There is exactly one space character (SP) separating the "BEGIN" or "END" from the label. There are exactly five hyphen-minus (also known as dash) characters ("-") on both ends of the encapsulation boundaries, no more, no less.

The label type implies that the encoded data follows the specified syntax. Parsers MUST handle non-conforming data gracefully. However, not all parsers or generators prior to this document behave consistently. A conforming parser MAY interpret the contents as another label type but ought to be aware of the security implications discussed in the Security Considerations section. The labels described in this document identify container formats that are not specific to any particular cryptographic algorithm, a property consistent with algorithm agility. These formats use the ASN.1 AlgorithmIdentifier structure as described in Section 4.1.1.2 of [RFC5280].

Unlike legacy PEM encoding [RFC1421], OpenPGP ASCII armor, and the OpenSSH key file format, textual encoding does not define or permit headers to be encoded alongside the data. Empty space can appear between the pre-encapsulation boundary and the base64, but generators SHOULD NOT emit such any such spacing. (The provision for this empty area is a throwback to PEM, which defined an "encapsulated header portion".)

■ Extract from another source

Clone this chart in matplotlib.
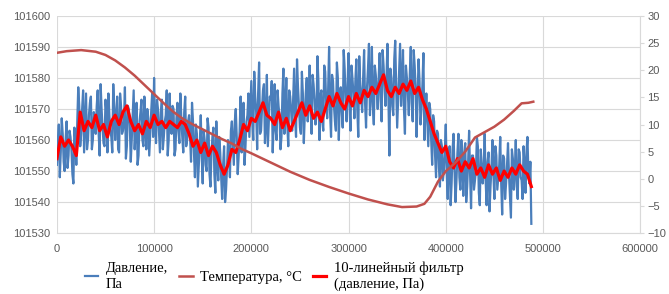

Implementers need to be aware that extant parsers diverge considerably on the handling of whitespace. In this document, "whitespace" means any character or series of characters that represent horizontal or vertical space in typography. In US-ASCII, whitespace means HT (0x09), VT (0x0B), FF (0x0C), SP (0x20), CR (0x0D), and LF (0x0A); "blank" means HT and SP; lines are divided with CRLF, CR, or LF. The common ABNF production WSP is congruent with "blank"; a new production W is used for "whitespace". The ABNF in Section 3 is specific to US-ASCII. As these textual encodings can be used on many different systems as well as on long-term archival storage media such as paper or engravings, an implementer ought to use the spirit rather than the letter of the rules when generating or parsing these formats in environments that are not strictly limited to US-ASCII.

Most extant parsers ignore blanks at the ends of lines; blanks at the beginnings of lines or in the middle of the base64-encoded data are far less compatible. These observations are codified in Figure 1. The most lax parser implementations are not line-oriented at all and will accept any mixture of whitespace outside of the encapsulation boundaries (see Figure 2). Such lax parsing may run the risk of accepting text that was not intended to be accepted in the first place (e.g., because the text was a snippet or sample).

Generators MUST wrap the base64-encoded lines so that each line consists of exactly 64 characters except for the final line, which will encode the remainder of the data (within the 64-character line boundary), and they MUST NOT emit extraneous whitespace. Parsers MAY handle other line sizes. These requirements are consistent with PEM [RFC1421].

Files MAY contain multiple textual encoding instances. This is used, for example, when a file contains several certificates. Whether the instances are ordered or unordered depends on the context.